Nov 29, 2012 01:52
Узнала о том, что часть людей, учивших меня на филфаке МГУ, предлагает вернуться к утраченным достижениям "советского образования" и, признаться, растерялась...
На излете "совка" я еще застала те времена, когда гнобили моего первого научного руководителя, В.А. Грихина, которому многие из нас обязаны не только любовью к древнерусской литературе. Помню, как более искушенные в факультетской жизни старшекурсники объясняли: "Те, кто хочет делать карьеру, пишут у N, а те, кто хочет взаправду, идут к Хализеву", как возвышался и сиял в полумрачных коридорах первого гуманитарного Никита Ильич Толстой, и встретиться с ним считалось доброй приметой. А когда С.С.Аверинцев на дне первокурсника рассказывал о филологии, было ясно: "Вот декан, вот замдекана, а этот -- раб Божий", хотя смысл этих слов стал понятен намного позже. Еще -- толпа на семинарах Б.А.Успенского и В.М.Живова, а в перерыве, для отсутствующих -- захватывающий storytelling "о чем там было", переполненная 7-я поточная на лекциях М.В.Панова по языку русской поэзии Серебряного века, райская А.И.Журавлева, после лекций которой становился счастливей, хотя речь шла всего лишь о русской реалистической драме. Нет, конечно, были и другие, и среди них -- немало добротных филологов,которые тоже научили чему-то нужному, но если бы у меня спросили, чем отличались люди, рядом с которыми мы боялись -- нет, не переврать дату или цитату, и не провалить экзамен, а сфальшивить по большому счету, я бы повторила то, что однажды сказала о своих учителях Н.Л.Трауберг: "Они были несоветские".
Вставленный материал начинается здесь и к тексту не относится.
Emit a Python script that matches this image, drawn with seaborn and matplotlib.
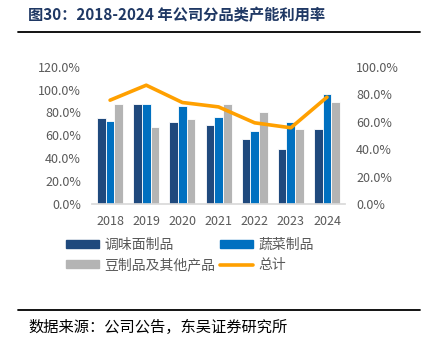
import matplotlib

matplotlib.use("Agg")

import matplotlib.pyplot as plt
import pandas as pd
import seaborn as sns
from matplotlib.lines import Line2D
from matplotlib.patches import Patch
from matplotlib.ticker import FuncFormatter


years = ["2018", "2019", "2020", "2021", "2022", "2023", "2024"]
noodle = [75.0, 87.2, 71.5, 68.6, 56.9, 48.0, 65.1]
vegetable = [72.7, 87.8, 85.5, 75.6, 64.2, 71.5, 95.9]
bean = [87.8, 67.7, 74.7, 87.2, 80.0, 65.4, 88.7]
total = [75.6, 86.5, 73.9, 70.7, 59.1, 55.5, 77.8]

series_names = ["调味面制品", "蔬菜制品", "豆制品及其他产品"]
total_name = "总计"
colors = ["#1F497D", "#0070C0", "#B4B4B4"]
line_color = "#FFA000"

FONT = ["Noto Sans CJK SC", "DejaVu Sans"]


def main() -> None:
    bars = pd.DataFrame(
        {
            "year": years * 3,
            "series": [n for n in series_names for _ in years],
            "value": noodle + vegetable + bean,
        }
    )
    line = pd.DataFrame({"year": years, "value": total})

    sns.set_theme(style="white")
    plt.rcParams["font.family"] = FONT

    fig = plt.figure(figsize=(4.26, 3.55), dpi=100)
    ax = fig.add_axes([0.216, 0.4254, 0.594, 0.3868])

    sns.barplot(
        data=bars,
        x="year",
        y="value",
        hue="series",
        hue_order=series_names,
        palette=colors,
        saturation=1,
        width=0.72,
        edgecolor="white",
        linewidth=0.6,
        ax=ax,
        legend=False,
    )
    ax.set_ylim(0, 120)
    ax.set_yticks(range(0, 121, 20))
    ax.yaxis.set_major_formatter(FuncFormatter(lambda v, _: f"{v:.1f}%"))

    ax2 = ax.twinx()
    sns.lineplot(
        data=line,
        x="year",
        y="value",
        color=line_color,
        linewidth=2.6,
        sort=False,
        ax=ax2,
    )
    ax2.set_ylim(0, 100)
    ax2.set_yticks(range(0, 101, 20))
    ax2.yaxis.set_major_formatter(FuncFormatter(lambda v, _: f"{v:.1f}%"))

    for a in (ax, ax2):
        a.set_xlabel("")
        a.set_ylabel("")
        for side in ("top", "left", "right"):
            a.spines[side].set_visible(False)
        a.spines["bottom"].set_color("#D9D9D9")
        a.tick_params(axis="both", length=0, labelsize=9, colors="#595959")
    ax.tick_params(axis="y", pad=8)
    ax.tick_params(axis="x", pad=8)
    ax2.tick_params(axis="y", pad=8)
    ax2.spines["bottom"].set_visible(False)
    ax.set_xlim(-0.5, len(years) - 0.5)

    handles = [
        Patch(color=colors[0]),
        Patch(color=colors[2]),
        Patch(color=colors[1]),
        Line2D([0], [0], color=line_color, linewidth=2.6),
    ]
    labels = [series_names[0], series_names[2], series_names[1], total_name]
    fig.legend(
        handles,
        labels,
        loc="upper left",
        bbox_to_anchor=(0.125, 0.365),
        ncol=2,
        frameon=False,
        fontsize=10,
        handlelength=2.4,
        handleheight=0.5,
        handletextpad=0.4,
        columnspacing=0.3,
        labelspacing=0.45,
        labelcolor="#595959",
    )

    fig.text(
        0.066,
        0.957,
        "图30：2018-2024 年公司分品类产能利用率",
        fontsize=11,
        fontweight="bold",
        color="#1F3864",
        va="center",
        ha="left",
    )
    fig.add_artist(Line2D([0.042, 0.986], [0.91, 0.91], color="black", linewidth=1.3))
    fig.add_artist(Line2D([0.042, 0.986], [0.127, 0.127], color="black", linewidth=1.3))
    fig.text(
        0.066,
        0.078,
        "数据来源：公司公告，东吴证券研究所",
        fontsize=11,
        color="black",
        va="center",
        ha="left",
    )

    fig.savefig("out.png", dpi=100)
    plt.close(fig)


if __name__ == "__main__":
    main()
Совок узнавался, да и узнается, по скудости. Он готов примириться и даже поэтизировать ущербность, недостаток (романтика чашки с отбитой ручкой, селедки на газетке), а вот переполненности, щедрости, всего, что бьет через край, выходит из берегов -- не сносит. Он боится света. Не тьма, но и не солнце -- лампочка Ильича без абажура, у всех -- одной и той же мощности. Все, что чуть ярче или чуть выше, пытливей, смелее или более цельно, тут же изгонялось или загонялось в подполье, где на одно проросшее прямо дерево, приходились десятки выросших с непоправимым надломом. Но как ни парадоксально, именно эта "теснота и мука тесноты" дает людям несамостоятельным внутреннюю "обеспеченность", которую соблазнительно, да и нетрудно принять за устойчивость и надежность. Достаточно сделать не меньше, но и не больше, и ты уже "вроде бы ничего", главное, не поднимать голову, не произносить тех слов, что могут таить хоть на унцию больше смысла, чем дозволено в рядах. Но и дозволенное, если произносить, то осторожно, чтобы за каждым словом -- дорожки к отступлению, в любую сторону, в какую будет нужно. "Скудость и осторожность" неизбежно оборачивались равнодушием и небрежностью, а все вместе собиралось в выморочный, безвоздушный псевдоуют советской, пусть даже академической, "кухни". Вернуться к ее рецептам -- значит, законсервировать мутное варево, добавив отдающих ладаном приправ; согласиться на диктатуру посредственности, изгнать "взыскующую мысль", а вместе с ней -- и тех, кто нас мыслить учил. Филология от этого не станет эффективней. Если "наука понимания" прекратит переспрашивать и понимать, ее просто не станет.